In our paper (pdf,talk slides) for Allerton, we introduce (as far as I know) the question of considering floating codes in the "average case"-- the previous work was considering the worst-case number of rewrites before a reset. Given the lifetimes available to flash memory, and the potential to model system behavior before productions, we think analysis of average case performance makes sense here. For our notion of "average case", we assume that the variable values follow a Markov chain, and the goal is to maximize the long-term average time between resets. Given a code, the Markov chain on the variable states induces a Markov chain on the cell states. So the question becomes how to design a code to maximize time between resets on this Markov chain.
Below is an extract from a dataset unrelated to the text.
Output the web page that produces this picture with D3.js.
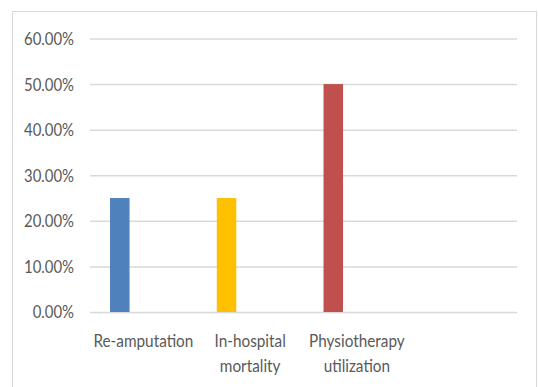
<!DOCTYPE html>
<html>
<head>
<meta charset="utf-8">
<script src="https://cdn.jsdelivr.net/npm/d3@7"></script>
<style>
  html, body { margin: 0; padding: 0; background: #fff; }
  svg { display: block; }
  text { font-family: Lato, "Open Sans", sans-serif; fill: #595959; }
</style>
</head>
<body>
<svg id="chart" width="538" height="387"></svg>
<script>
// Outcome categories (the fourth slot is an empty category)
const categories = ["Re-amputation", "In-hospital mortality", "Physiotherapy utilization", ""];
const labelLines = [["Re-amputation"], ["In-hospital", "mortality"], ["Physiotherapy", "utilization"], []];
const values = [0.25, 0.25, 0.50];
const colors = ["#4f81bd", "#ffc000", "#c0504d"];
const yTicks = [0, 0.1, 0.2, 0.3, 0.4, 0.5, 0.6];

const svg = d3.select("#chart");

// condensed look: squeeze each label horizontally by a fixed ratio
function condense(sel, ratio) {
  sel.each(function () {
    const w = this.getComputedTextLength();
    d3.select(this).attr("textLength", w * ratio).attr("lengthAdjust", "spacingAndGlyphs");
  });
}

// chart area frame
svg.append("rect")
  .attr("x", 12.5).attr("y", 11.5)
  .attr("width", 524).attr("height", 400)
  .attr("fill", "#fff").attr("stroke", "#d9d9d9").attr("stroke-width", 1);

const plot = { left: 90, right: 517, top: 38.5, bottom: 312 };

const x = d3.scaleBand()
  .domain(categories)
  .range([plot.left, plot.right]);

const y = d3.scaleLinear()
  .domain([0, 0.6])
  .range([plot.bottom, plot.top]);

// horizontal gridlines + tick labels
const yAxis = d3.axisLeft(y)
  .tickValues(yTicks)
  .tickSize(-(plot.right - plot.left))
  .tickPadding(16)
  .tickFormat(d => (d * 100).toFixed(2) + "%");

const gy = svg.append("g")
  .attr("transform", `translate(${plot.left},0)`)
  .call(yAxis);
gy.select(".domain").remove();
gy.selectAll(".tick line").attr("stroke", "#d9d9d9").attr("stroke-width", 1.5);
const tickText = gy.selectAll(".tick text")
  .attr("font-size", 16.5)
  .attr("dy", "0.36em")
  .style("font-family", "Lato, 'Open Sans', sans-serif")
  .attr("fill", "#595959");
const tickRatio = 50 / gy.selectAll(".tick text").filter(d => d === 0.6).node().getComputedTextLength();
condense(tickText, tickRatio);

// bars: first series slot within each category band
const barWidth = 19.5;
const seriesOffset = -23.6;
svg.append("g").selectAll("rect")
  .data(values)
  .join("rect")
  .attr("x", (d, i) => x(categories[i]) + x.bandwidth() / 2 + seriesOffset - barWidth / 2)
  .attr("y", d => y(d))
  .attr("width", barWidth)
  .attr("height", d => y(0) - y(d))
  .attr("fill", (d, i) => colors[i]);

// category labels
const gx = svg.append("g").attr("font-size", 18);
categories.forEach((c, i) => {
  const cx = x(c) + x.bandwidth() / 2;
  labelLines[i].forEach((line, j) => {
    gx.append("text")
      .attr("class", "xlab")
      .attr("x", cx)
      .attr("y", 346.7 + j * 25)
      .attr("text-anchor", "middle")
      .text(line);
  });
});
const xLabels = gx.selectAll("text.xlab");
const xRatio = 100 / xLabels.filter(function () { return this.textContent === "Re-amputation"; }).node().getComputedTextLength();
condense(xLabels, xRatio);
</script>
</body>
</html>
Following in the footsteps of the JBB paper, we find some initial interesting results, and leave a lot of open questions -- including the complexity of computing optimal codes for general versions of the problem. I think is yet another potentially interesting coding area where CS ideas should be able to play a strong role. And while I'm not (yet) an expert on the practical implications of these theoretical coding models, the connection to flash memory seems promising.


Anonymous said...

Dr. Mitzenmacher:

Thought you might be interested in knowing that the blog link to your Powerpoint document is broken, apparently because the word "talks" is not capitalized.

I was able to retrieve directly via your website, but others might not be so diligent.

Michael Mitzenmacher said...

Thanks, fixed.